Exploring Color Invariance through Image-Level Ensemble Learning
Yunpeng Gong, Jiaquan Li, Lifei Chen, Min Jiang
TL;DR
This work tackles color bias caused by lighting and camera variation in wide-area surveillance tasks such as person re-identification and industrial dust segmentation. It introduces Random Color Erasing (RCE), an image-level ensemble learning strategy that combines global grayscale transformations with local grayscale patches to rebalance color features and non-color discriminative cues; the method uses probabilities $p_g$ and $p_r$ to control global and local erasing and can be viewed as an efficient alternative to GAN-based style transfer. The authors provide theoretical insights suggesting that ensembling grayscale- and color-trained components can reduce generalization error, and they validate the approach through extensive experiments across two tasks, multiple datasets, and several strong baselines, with notable improvements in cross-domain settings. Visual analyses with Grad-CAM support the claim that RCE yields more robust attention to truly discriminative regions under color variations, underscoring practical impact for robust color-invariant vision systems.
Abstract
In the field of computer vision, the persistent presence of color bias, resulting from fluctuations in real-world lighting and camera conditions, presents a substantial challenge to the robustness of models. This issue is particularly pronounced in complex wide-area surveillance scenarios, such as person re-identification and industrial dust segmentation, where models often experience a decline in performance due to overfitting on color information during training, given the presence of environmental variations. Consequently, there is a need to effectively adapt models to cope with the complexities of camera conditions. To address this challenge, this study introduces a learning strategy named Random Color Erasing, which draws inspiration from ensemble learning.

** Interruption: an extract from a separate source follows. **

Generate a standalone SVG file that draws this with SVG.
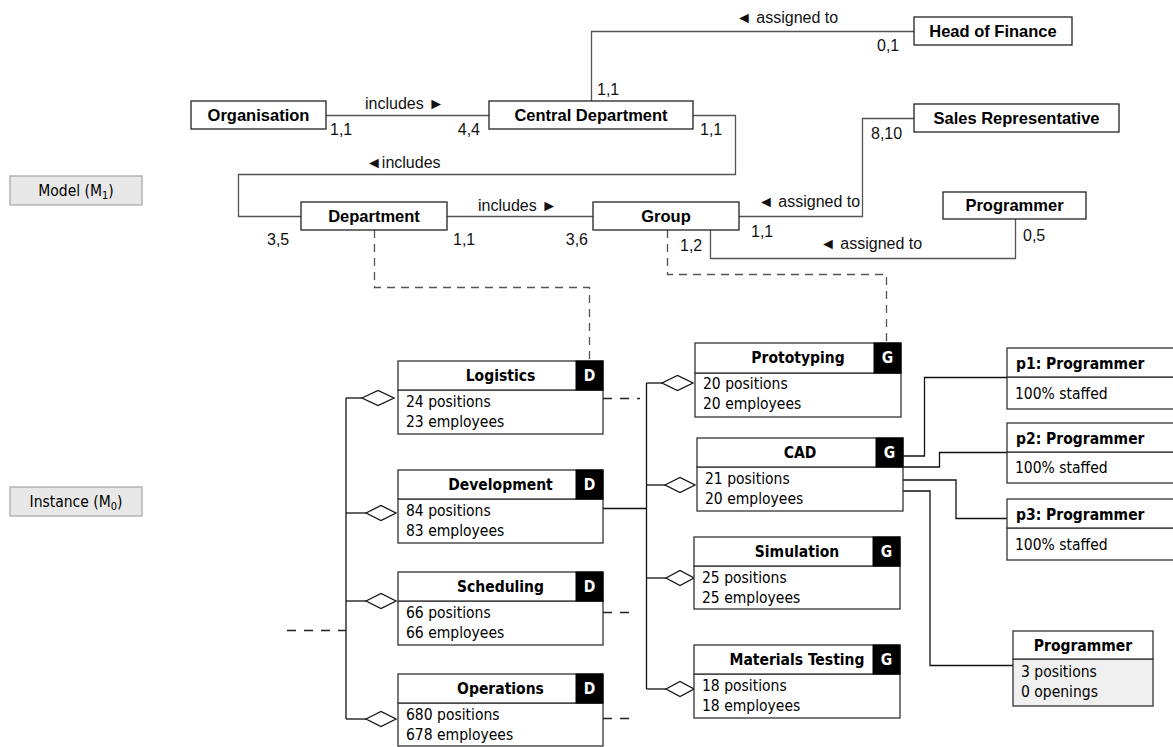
<svg xmlns="http://www.w3.org/2000/svg" width="1173" height="747" viewBox="0 0 1173 747">
  <style>
    .mbox { fill: #fff; stroke: #222; stroke-width: 1.3; }
    .mname { font-family: "Liberation Sans", Arial, sans-serif; font-size: 16.5px; font-weight: bold; fill: #000; text-anchor: middle; }
    .mlbl { font-family: "Liberation Sans", Arial, sans-serif; font-size: 16px; fill: #111; }
    .mline { fill: none; stroke: #555; stroke-width: 1.3; }
    .dash { fill: none; stroke: #555; stroke-width: 1.3; stroke-dasharray: 8 6; }
    .idash { fill: none; stroke: #222; stroke-width: 1.3; stroke-dasharray: 9 8; }
    .iline { fill: none; stroke: #111; stroke-width: 1.3; }
    .ibox { fill: #fff; stroke: #333; stroke-width: 1.3; }
    .ibody { fill: #fff; stroke: #333; stroke-width: 1.3; }
    .gray { fill: #f0f0f0; }
    .badge { fill: #000; stroke: #000; stroke-width: 1; }
    .tf { font-family: "DejaVu Sans", Verdana, sans-serif; font-stretch: condensed; font-size: 15.5px; }
    .btxt { font-weight: bold; fill: #fff; text-anchor: middle; }
    .ititle { font-weight: bold; fill: #000; text-anchor: middle; }
    .ptitle { font-weight: bold; fill: #000; text-anchor: start; }
    .itext { fill: #000; }
    .diamond { fill: #fff; stroke: #111; stroke-width: 1.3; }
    .level { fill: #e8e8e8; stroke: #aaa; stroke-width: 1.3; }
    .ltxt { fill: #000; text-anchor: middle; }
  </style>

  <!-- level labels -->
  <g id="level-model">
    <rect class="level" x="10" y="176" width="132" height="29"/>
    <text class="tf ltxt" x="76" y="196">Model (M<tspan font-size="11" dy="3">1</tspan><tspan dy="-3">)</tspan></text>
  </g>
  <g id="level-instance">
    <rect class="level" x="10" y="487" width="132" height="29"/>
    <text class="tf ltxt" x="76" y="507">Instance (M<tspan font-size="11" dy="3">0</tspan><tspan dy="-3">)</tspan></text>
  </g>

  <!-- connectors -->
  <g id="connectors">
    <!-- model associations -->
    <path class="mline" d="M326 115.5 H489"/>
    <path class="mline" d="M591.5 101 V31.5 H914"/>
    <path class="mline" d="M693 115.5 H735.5 V174.5 H238.5 V216.5 H301"/>
    <path class="mline" d="M447 216.5 H593"/>
    <path class="mline" d="M739 216.5 H862.5 V118.5 H914"/>
    <path class="mline" d="M710.5 230 V258.5 H1015.5 V219"/>
    <!-- instance-of links -->
    <path class="dash" d="M374.5 230 V287.5 H589.5 V361"/>
    <path class="dash" d="M667.5 230 V274.5 H886.5 V343"/>

    <!-- department aggregation bus -->
    <path class="iline" d="M346 398 V719"/>
    <path class="iline" d="M346 398 H362"/>
    <path class="iline" d="M346 513 H366"/>
    <path class="iline" d="M346 601 H366"/>
    <path class="iline" d="M346 719 H366"/>
    <polygon class="diamond" points="362,398 378,390.5 394,398 378,405.5"/>
    <polygon class="diamond" points="366,513 381,505.5 396,513 381,520.5"/>
    <polygon class="diamond" points="366,601 381,593.5 396,601 381,608.5"/>
    <polygon class="diamond" points="366,719 381,711.5 396,719 381,726.5"/>
    <path class="idash" d="M287 630.5 H346"/>

    <!-- group aggregation bus -->
    <path class="iline" d="M646.5 383 V689"/>
    <path class="iline" d="M646.5 383 H662"/>
    <path class="iline" d="M646.5 485 H665"/>
    <path class="iline" d="M646.5 578 H666"/>
    <path class="iline" d="M646.5 689 H666"/>
    <polygon class="diamond" points="662,383 677.5,375.5 693,383 677.5,390.5"/>
    <polygon class="diamond" points="665,485 680,477.5 695,485 680,492.5"/>
    <polygon class="diamond" points="666,578 680,570.5 694,578 680,585.5"/>
    <polygon class="diamond" points="666,689 680,681.5 694,689 680,696.5"/>
    <path class="iline" d="M603 508.5 H646.5"/>
    <path class="idash" d="M603 398.5 H640"/>
    <path class="idash" d="M603 612.5 H631"/>
    <path class="idash" d="M603 718.5 H631"/>

    <!-- CAD staffing links -->
    <path class="iline" d="M903 456 H924.5 V377.5 H1007"/>
    <path class="iline" d="M903 467 H939.5 V452.5 H1007"/>
    <path class="iline" d="M903 480 H956 V518.5 H1007"/>
    <path class="iline" d="M903 491 H930 V665.5 H1013"/>

    <!-- association labels -->
    <text class="mlbl" x="365" y="109">includes ►</text>
    <text class="mlbl" x="330" y="135">1,1</text>
    <text class="mlbl" x="480" y="135" text-anchor="end">4,4</text>
    <text class="mlbl" x="736" y="23">◄ assigned to</text>
    <text class="mlbl" x="877" y="51">0,1</text>
    <text class="mlbl" x="597" y="95">1,1</text>
    <text class="mlbl" x="700" y="135">1,1</text>
    <text class="mlbl" x="366" y="168">◄includes</text>
    <text class="mlbl" x="871" y="139">8,10</text>
    <text class="mlbl" x="267" y="245">3,5</text>
    <text class="mlbl" x="453" y="245">1,1</text>
    <text class="mlbl" x="478" y="211">includes ►</text>
    <text class="mlbl" x="588" y="245" text-anchor="end">3,6</text>
    <text class="mlbl" x="758" y="207">◄ assigned to</text>
    <text class="mlbl" x="751" y="237">1,1</text>
    <text class="mlbl" x="680" y="251">1,2</text>
    <text class="mlbl" x="820" y="249">◄ assigned to</text>
    <text class="mlbl" x="1023" y="241">0,5</text>
  </g>

  <!-- model classes -->
  <g id="organisation">
    <rect class="mbox" x="191" y="101" width="135" height="28"/>
    <text class="mname" x="258.5" y="121">Organisation</text>
  </g>
  <g id="central-department">
    <rect class="mbox" x="489" y="101" width="204" height="28"/>
    <text class="mname" x="591" y="121">Central Department</text>
  </g>
  <g id="head-of-finance">
    <rect class="mbox" x="914" y="17" width="158" height="28"/>
    <text class="mname" x="993" y="37">Head of Finance</text>
  </g>
  <g id="sales-representative">
    <rect class="mbox" x="914" y="104" width="205" height="28"/>
    <text class="mname" x="1016.5" y="124">Sales Representative</text>
  </g>
  <g id="department">
    <rect class="mbox" x="301" y="202" width="146" height="28"/>
    <text class="mname" x="374" y="222">Department</text>
  </g>
  <g id="group">
    <rect class="mbox" x="593" y="202" width="146" height="28"/>
    <text class="mname" x="666" y="222">Group</text>
  </g>
  <g id="programmer">
    <rect class="mbox" x="943" y="192" width="143" height="27"/>
    <text class="mname" x="1014.5" y="211">Programmer</text>
  </g>

  <!-- departments -->
  <g id="logistics">
    <rect class="ibody" x="398" y="390" width="205" height="44"/>
    <rect class="ibox" x="398" y="361" width="205" height="29"/>
    <rect class="badge" x="576" y="361" width="27" height="29"/>
    <text class="tf btxt" x="589.5" y="381">D</text>
    <text class="tf ititle" x="500.5" y="381">Logistics</text>
    <text class="tf itext" x="406" y="407">24 positions</text>
    <text class="tf itext" x="406" y="427">23 employees</text>
  </g>
  <g id="development">
    <rect class="ibody" x="398" y="499" width="205" height="44"/>
    <rect class="ibox" x="398" y="470" width="205" height="29"/>
    <rect class="badge" x="576" y="470" width="27" height="29"/>
    <text class="tf btxt" x="589.5" y="490">D</text>
    <text class="tf ititle" x="500.5" y="490">Development</text>
    <text class="tf itext" x="406" y="516">84 positions</text>
    <text class="tf itext" x="406" y="536">83 employees</text>
  </g>
  <g id="scheduling">
    <rect class="ibody" x="398" y="601" width="205" height="44"/>
    <rect class="ibox" x="398" y="572" width="205" height="29"/>
    <rect class="badge" x="576" y="572" width="27" height="29"/>
    <text class="tf btxt" x="589.5" y="592">D</text>
    <text class="tf ititle" x="500.5" y="592">Scheduling</text>
    <text class="tf itext" x="406" y="618">66 positions</text>
    <text class="tf itext" x="406" y="638">66 employees</text>
  </g>
  <g id="operations">
    <rect class="ibody" x="398" y="703" width="205" height="43"/>
    <rect class="ibox" x="398" y="674" width="205" height="29"/>
    <rect class="badge" x="576" y="674" width="27" height="29"/>
    <text class="tf btxt" x="589.5" y="694">D</text>
    <text class="tf ititle" x="500.5" y="694">Operations</text>
    <text class="tf itext" x="406" y="720">680 positions</text>
    <text class="tf itext" x="406" y="740">678 employees</text>
  </g>

  <!-- groups -->
  <g id="prototyping">
    <rect class="ibody" x="695" y="373" width="206" height="44"/>
    <rect class="ibox" x="695" y="343" width="206" height="30"/>
    <rect class="badge" x="874" y="343" width="27" height="30"/>
    <text class="tf btxt" x="887.5" y="363">G</text>
    <text class="tf ititle" x="798" y="363">Prototyping</text>
    <text class="tf itext" x="703" y="389">20 positions</text>
    <text class="tf itext" x="703" y="409">20 employees</text>
  </g>
  <g id="cad">
    <rect class="ibody" x="697" y="467" width="206" height="44"/>
    <rect class="ibox" x="697" y="438" width="206" height="29"/>
    <rect class="badge" x="876" y="438" width="27" height="29"/>
    <text class="tf btxt" x="889.5" y="458">G</text>
    <text class="tf ititle" x="800" y="458">CAD</text>
    <text class="tf itext" x="705" y="484">21 positions</text>
    <text class="tf itext" x="705" y="504">20 employees</text>
  </g>
  <g id="simulation">
    <rect class="ibody" x="694" y="566" width="206" height="43"/>
    <rect class="ibox" x="694" y="537" width="206" height="29"/>
    <rect class="badge" x="873" y="537" width="27" height="29"/>
    <text class="tf btxt" x="886.5" y="557">G</text>
    <text class="tf ititle" x="797" y="557">Simulation</text>
    <text class="tf itext" x="702" y="583">25 positions</text>
    <text class="tf itext" x="702" y="603">25 employees</text>
  </g>
  <g id="materials-testing">
    <rect class="ibody" x="694" y="674" width="206" height="44"/>
    <rect class="ibox" x="694" y="645" width="206" height="29"/>
    <rect class="badge" x="873" y="645" width="27" height="29"/>
    <text class="tf btxt" x="886.5" y="665">G</text>
    <text class="tf ititle" x="797" y="665">Materials Testing</text>
    <text class="tf itext" x="702" y="691">18 positions</text>
    <text class="tf itext" x="702" y="711">18 employees</text>
  </g>

  <!-- programmer positions -->
  <g id="p1">
    <rect class="ibody" x="1007" y="377" width="180" height="32"/>
    <rect class="ibox" x="1007" y="348" width="180" height="29"/>
    <text class="tf ptitle" x="1016" y="369">p1: Programmer</text>
    <text class="tf itext" x="1015" y="399">100% staffed</text>
  </g>
  <g id="p2">
    <rect class="ibody" x="1007" y="452" width="180" height="31"/>
    <rect class="ibox" x="1007" y="423" width="180" height="29"/>
    <text class="tf ptitle" x="1016" y="444">p2: Programmer</text>
    <text class="tf itext" x="1015" y="473">100% staffed</text>
  </g>
  <g id="p3">
    <rect class="ibody" x="1007" y="528" width="180" height="32"/>
    <rect class="ibox" x="1007" y="499" width="180" height="29"/>
    <text class="tf ptitle" x="1016" y="520">p3: Programmer</text>
    <text class="tf itext" x="1015" y="550">100% staffed</text>
  </g>
  <g id="programmer-slots">
    <rect class="ibody gray" x="1013" y="659" width="140" height="47"/>
    <rect class="ibox" x="1013" y="631" width="140" height="28"/>
    <text class="tf ititle" x="1083" y="651">Programmer</text>
    <text class="tf itext" x="1021" y="677">3 positions</text>
    <text class="tf itext" x="1021" y="697">0 openings</text>
  </g>
</svg>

This strategy selectively erases partial or complete color information in the training data without disrupting the original image structure, thereby achieving a balanced weighting of color features and other features within the neural network. This approach mitigates the risk of overfitting and enhances the model's ability to handle color variation, thereby improving its overall robustness. The approach we propose serves as an ensemble learning strategy, characterized by robust interpretability. A comprehensive analysis of this methodology is presented in this paper. Across various tasks such as person re-identification and semantic segmentation, our approach consistently improves strong baseline methods. Notably, in comparison to existing methods that prioritize color robustness, our strategy significantly enhances performance in cross-domain scenarios. The code available at \url{https://github.com/layumi/Person\_reID\_baseline\_pytorch/blob/master/random\_erasing.py} or \url{https://github.com/finger-monkey/Data-Augmentation}.